Certains professionnels de l’impôt élaborent des exemples pour démontrer de manière erronée que les propositions de M. Morneau porteraient les taux d’imposition des petites entreprises de 80 à 93 pour cent. Or, ces exemples se fondent sur une folle hypothèse voulant que les propriétaires de SPCC ne réorganisent pas leurs affaires, par exemple, en versant simplement leurs revenus de sociétés privées comme salaires, ce qui les ramènerait au taux d’imposition le plus élevé de 50 pour cent.

Dans un autre ordre d’idée, il existe des centaines de milliers d’aînés à faible revenu qui ont des taux d’imposition marginaux de 75 à 100 pour cent et même plus élevés, ce qu’on appelle le piège de la pauvreté, qui persiste depuis des décennies. Qui entend leurs voix?
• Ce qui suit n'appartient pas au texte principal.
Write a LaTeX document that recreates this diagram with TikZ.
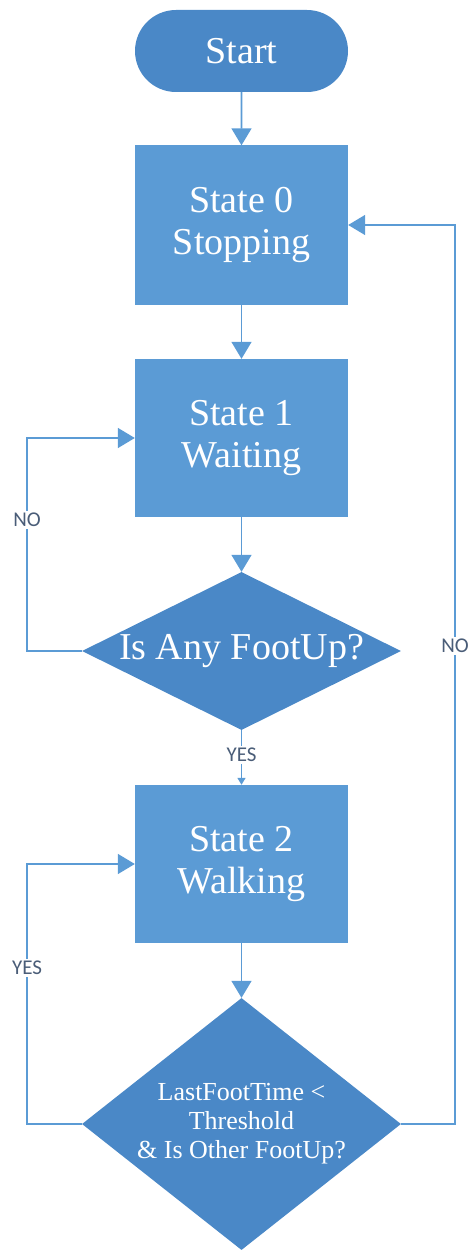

Qui les défend?

Pourquoi les taux d’imposition de 100 % sont-ils acceptables pour les personnes âgées à faible revenu, alors que les contribuables dans la fourchette des 1 % des revenus les plus élevés sont frappés d’apoplexie lorsque le ministre des Finances propose de ramener leurs taux d’imposition à celui de tous les autres contribuables qui ont un revenu élevé?

Bien sûr, les propositions de M. Morneau sont toujours sur la table à dessin. Il s’agit d’un domaine complexe du droit fiscal, et la consultation est évidemment importante. Or, les voix les plus bruyantes ne sont pas neutres. Ce sont celles des personnes qui ont les plus grands intérêts, et ces intérêts ne concordent pas nécessairement avec ceux des personnes qu’ils prétendent représenter.

 

 

Michael Wolfson est expert-conseil auprès du site EvidenceNetwork.ca et membre du Centre de droit, politique et éthique de la santé à l’Université d’Ottawa. Il a présidé une Chaire de recherche du Canada dans le même établissement. Il a auparavant occupé le poste de statisticien adjoint en chef à Statistique Canada.